┌─ Information provided

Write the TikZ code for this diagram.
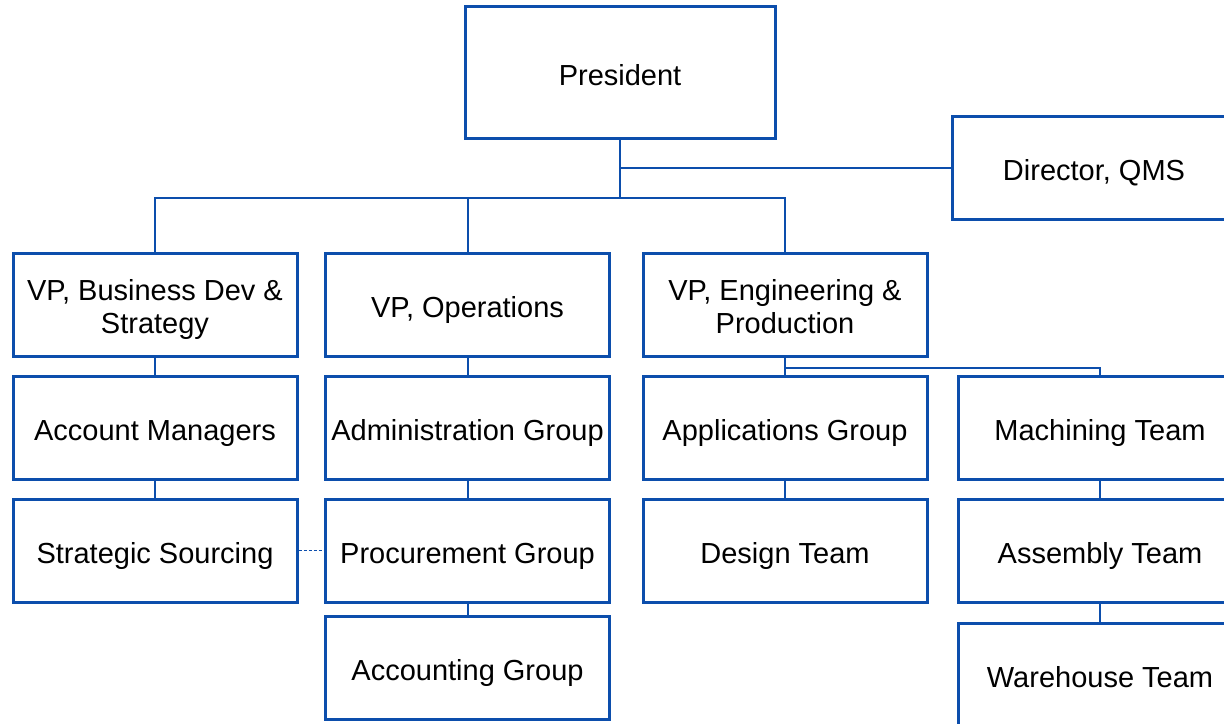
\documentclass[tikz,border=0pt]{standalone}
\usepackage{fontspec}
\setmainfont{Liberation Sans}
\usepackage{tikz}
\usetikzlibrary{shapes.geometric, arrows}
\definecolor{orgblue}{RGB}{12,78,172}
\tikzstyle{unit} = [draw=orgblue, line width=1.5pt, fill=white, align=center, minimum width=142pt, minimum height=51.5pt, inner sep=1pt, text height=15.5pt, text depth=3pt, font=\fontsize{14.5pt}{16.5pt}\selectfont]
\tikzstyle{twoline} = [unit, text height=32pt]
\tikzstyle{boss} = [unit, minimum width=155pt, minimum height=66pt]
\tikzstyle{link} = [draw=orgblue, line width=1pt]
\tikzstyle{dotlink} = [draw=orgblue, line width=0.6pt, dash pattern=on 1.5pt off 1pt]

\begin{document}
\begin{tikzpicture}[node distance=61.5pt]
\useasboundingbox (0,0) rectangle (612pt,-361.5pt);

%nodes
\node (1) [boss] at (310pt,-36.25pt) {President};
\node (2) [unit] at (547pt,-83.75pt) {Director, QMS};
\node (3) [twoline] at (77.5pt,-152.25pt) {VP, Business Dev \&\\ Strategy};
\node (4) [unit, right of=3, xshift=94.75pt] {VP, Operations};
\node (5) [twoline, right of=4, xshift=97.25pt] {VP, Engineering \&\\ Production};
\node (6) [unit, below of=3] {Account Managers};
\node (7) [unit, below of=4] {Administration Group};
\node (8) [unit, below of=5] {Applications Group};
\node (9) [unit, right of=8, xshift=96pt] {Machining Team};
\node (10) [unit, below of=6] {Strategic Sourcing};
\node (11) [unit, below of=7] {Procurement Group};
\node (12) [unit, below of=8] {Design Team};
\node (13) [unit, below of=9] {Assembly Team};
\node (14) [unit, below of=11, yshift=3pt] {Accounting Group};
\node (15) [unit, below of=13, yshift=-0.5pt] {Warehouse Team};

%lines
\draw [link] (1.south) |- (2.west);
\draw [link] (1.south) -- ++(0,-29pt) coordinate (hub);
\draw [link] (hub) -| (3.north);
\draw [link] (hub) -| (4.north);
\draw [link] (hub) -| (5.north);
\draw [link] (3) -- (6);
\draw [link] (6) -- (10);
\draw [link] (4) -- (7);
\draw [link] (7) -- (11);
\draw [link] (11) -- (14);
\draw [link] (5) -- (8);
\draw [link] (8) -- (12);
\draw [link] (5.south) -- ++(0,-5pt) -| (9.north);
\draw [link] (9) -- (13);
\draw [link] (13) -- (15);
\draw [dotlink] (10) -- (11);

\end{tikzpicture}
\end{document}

└─

__Exercise brief__:
Return the material exactly as given, apart from the pictures.

__Full answer__:
Write the TikZ code for this diagram.
\documentclass[tikz,border=0pt]{standalone}
\usepackage{fontspec}
\setmainfont{Liberation Sans}
\usepackage{tikz}
\usetikzlibrary{shapes.geometric, arrows}
\definecolor{orgblue}{RGB}{12,78,172}
\tikzstyle{unit} = [draw=orgblue, line width=1.5pt, fill=white, align=center, minimum width=142pt, minimum height=51.5pt, inner sep=1pt, text height=15.5pt, text depth=3pt, font=\fontsize{14.5pt}{16.5pt}\selectfont]
\tikzstyle{twoline} = [unit, text height=32pt]
\tikzstyle{boss} = [unit, minimum width=155pt, minimum height=66pt]
\tikzstyle{link} = [draw=orgblue, line width=1pt]
\tikzstyle{dotlink} = [draw=orgblue, line width=0.6pt, dash pattern=on 1.5pt off 1pt]

\begin{document}
\begin{tikzpicture}[node distance=61.5pt]
\useasboundingbox (0,0) rectangle (612pt,-361.5pt);

%nodes
\node (1) [boss] at (310pt,-36.25pt) {President};
\node (2) [unit] at (547pt,-83.75pt) {Director, QMS};
\node (3) [twoline] at (77.5pt,-152.25pt) {VP, Business Dev \&\\ Strategy};
\node (4) [unit, right of=3, xshift=94.75pt] {VP, Operations};
\node (5) [twoline, right of=4, xshift=97.25pt] {VP, Engineering \&\\ Production};
\node (6) [unit, below of=3] {Account Managers};
\node (7) [unit, below of=4] {Administration Group};
\node (8) [unit, below of=5] {Applications Group};
\node (9) [unit, right of=8, xshift=96pt] {Machining Team};
\node (10) [unit, below of=6] {Strategic Sourcing};
\node (11) [unit, below of=7] {Procurement Group};
\node (12) [unit, below of=8] {Design Team};
\node (13) [unit, below of=9] {Assembly Team};
\node (14) [unit, below of=11, yshift=3pt] {Accounting Group};
\node (15) [unit, below of=13, yshift=-0.5pt] {Warehouse Team};

%lines
\draw [link] (1.south) |- (2.west);
\draw [link] (1.south) -- ++(0,-29pt) coordinate (hub);
\draw [link] (hub) -| (3.north);
\draw [link] (hub) -| (4.north);
\draw [link] (hub) -| (5.north);
\draw [link] (3) -- (6);
\draw [link] (6) -- (10);
\draw [link] (4) -- (7);
\draw [link] (7) -- (11);
\draw [link] (11) -- (14);
\draw [link] (5) -- (8);
\draw [link] (8) -- (12);
\draw [link] (5.south) -- ++(0,-5pt) -| (9.north);
\draw [link] (9) -- (13);
\draw [link] (13) -- (15);
\draw [dotlink] (10) -- (11);

\end{tikzpicture}
\end{document}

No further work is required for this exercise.